Mitch Richmond led Washington with 22 points while Juwan Howard added 21. Gerard King had 14 points of the bench. Rod Strickland had 16 points and 12 assists. Jahidi White had 11 rebounds.
Richmond led a late charge in the fourth quarter with three 3-pointers to close the gap to 92-87 with three minutes left, but Carter made a tough outside shot and Williams nailed another jumper to give Toronto a 97-88 lead with a minute left.
"I think we had good play off the bench. I can't say enough about Alvin Williams. He stepped up big for us," said Raptors coach Lenny Wilkens, whose bench outscored Washington's 46-24. "Someone will emerge (as another scoring threat). If we have to count on a few guys getting 12-14 points I'll be happy. They don't need to get 20 a game."

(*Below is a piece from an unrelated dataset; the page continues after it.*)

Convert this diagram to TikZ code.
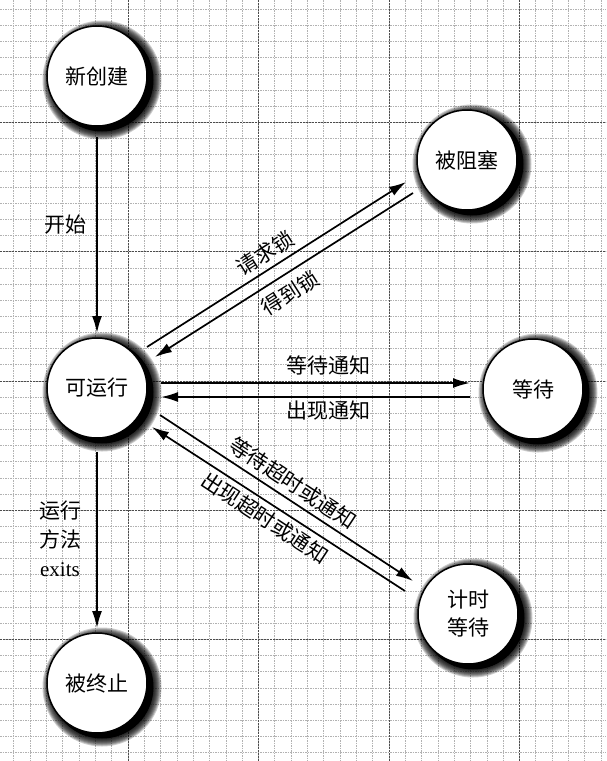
\documentclass[tikz,border=0pt]{standalone}
\usepackage{fontspec}
\setmainfont{Liberation Serif}
\newfontfamily\cjk{Noto Sans CJK SC}
\usetikzlibrary{arrows.meta,calc}
\newcommand\stateshadow[1]{%
  \fill[black] ($(#1)+(5,4)$) circle[radius=51.5pt];
  \foreach \k in {0,...,7}{\fill[black,opacity=0.2] ($(#1)+(5,4)$) circle[radius={(59.5-\k)*1pt}];}}
\begin{document}
\begin{tikzpicture}[x=1pt,y=-1pt,
  state/.style={circle,draw,line width=1.5pt,fill=white,minimum size=100pt,inner sep=0pt,
    font=\cjk\fontsize{21}{28}\selectfont,align=center},
  arr/.style={line width=1.7pt,-{Latex[length=17pt,width=10pt]}},
  lbl/.style={font=\cjk\fontsize{21}{29}\selectfont,inner sep=0pt,align=center},
  minorg/.style={gray!60,line width=0.7pt,dash pattern=on 1.5pt off 1pt},
  majorg/.style={black!70,line width=0.9pt,dash pattern=on 2pt off 1pt}]
\useasboundingbox (0,0) rectangle (606,761);
\fill[white] (0,0) rectangle (606,761);
% grid
\foreach \i in {-7,...,29} {\draw[minorg] ({128+16.3125*\i},0) -- ({128+16.3125*\i},761);}
\foreach \j in {-15,...,31} {\draw[minorg] (0,{251.7+16.156*\j}) -- (606,{251.7+16.156*\j});}
\foreach \i in {0,8,16,24} {\draw[majorg] ({128+16.3125*\i},0) -- ({128+16.3125*\i},761);}
\foreach \j in {-8,0,8,16,24} {\draw[majorg] (0,{251.7+16.156*\j}) -- (606,{251.7+16.156*\j});}
% centres
\coordinate (cnew) at (97,76);
\coordinate (cblk) at (467,160);
\coordinate (crun) at (97,388);
\coordinate (cwait) at (533,389);
\coordinate (ctimed) at (468,614);
\coordinate (cterm) at (97,683);
\stateshadow{cnew}\stateshadow{cblk}\stateshadow{crun}\stateshadow{cwait}\stateshadow{ctimed}\stateshadow{cterm}
% states
\node[state] (new) at (cnew) {新创建};
\node[state] (blk) at (cblk) {被阻塞};
\node[state] (run) at (crun) {可运行};
\node[state] (wait) at (cwait) {等待};
\node[state] (timed) at (ctimed) {计时\\等待};
\node[state] (term) at (cterm) {被终止};
% transitions
\draw[arr] ($(new)+(0,61)$) -- ($(run)+(0,-55)$);
\draw[arr] ($(run)+(50,-41)$) -- ($(blk)+(-61,22)$);
\draw[arr] ($(blk)+(-54,33)$) -- ($(run)+(58,-31)$);
\draw[arr] ($(run)+(64,-5)$) -- ($(wait)+(-63,-6)$);
\draw[arr] ($(wait)+(-63,8)$) -- ($(run)+(64,9)$);
\draw[arr] ($(run)+(63,27)$) -- ($(timed)+(-55,-33)$);
\draw[arr] ($(timed)+(-63,-23)$) -- ($(run)+(55,39)$);
\draw[arr] ($(run)+(0,64)$) -- ($(term)+(0,-55)$);
% labels
\node[lbl] (lstart) at (65,225) {开始};
\node[lbl] (lexit) at (60,539) {运行\\方法\\{\rmfamily exits}};
\node[lbl,rotate=32.5] (lreq) at (265,253) {请求锁};
\node[lbl,rotate=32.5] (lget) at (290,293) {得到锁};
\node[lbl] (lwn) at (328,365) {等待通知};
\node[lbl] (lan) at (328,411) {出现通知};
\node[lbl,rotate=-33.3] (lwt) at (293,483) {等待超时或通知};
\node[lbl,rotate=-33.3] (lat) at (265,518) {出现超时或通知};
\end{tikzpicture}
\end{document}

Entering the game, Carter was the only Raptor to have scored at least 20 points this season. He and Jackson teamed up for three crowd-pleasing alley-oops in the first half.
Jackson first set up Carter midway through the first quarter, and the duo had the crowd roaring 20 seconds later when Carter took a Jackson pass mid-air for a reverse dunk that gave Toronto an early 18-16 lead.
The Raptors opened a 14-point lead four minutes into the second when Carter nailed a 3-pointer, but the Wizards slowly crept back into it. King brought the deficit to 67-66 on a short jumper with 3:15 left in the third, but that was as close as the Wizards got.
"Williams was the difference. He made tough shots in the fourth," said Howard, who was booed when he fouled out with 31.7 seconds left for an aggressive foul on Williams. "He really turned things around."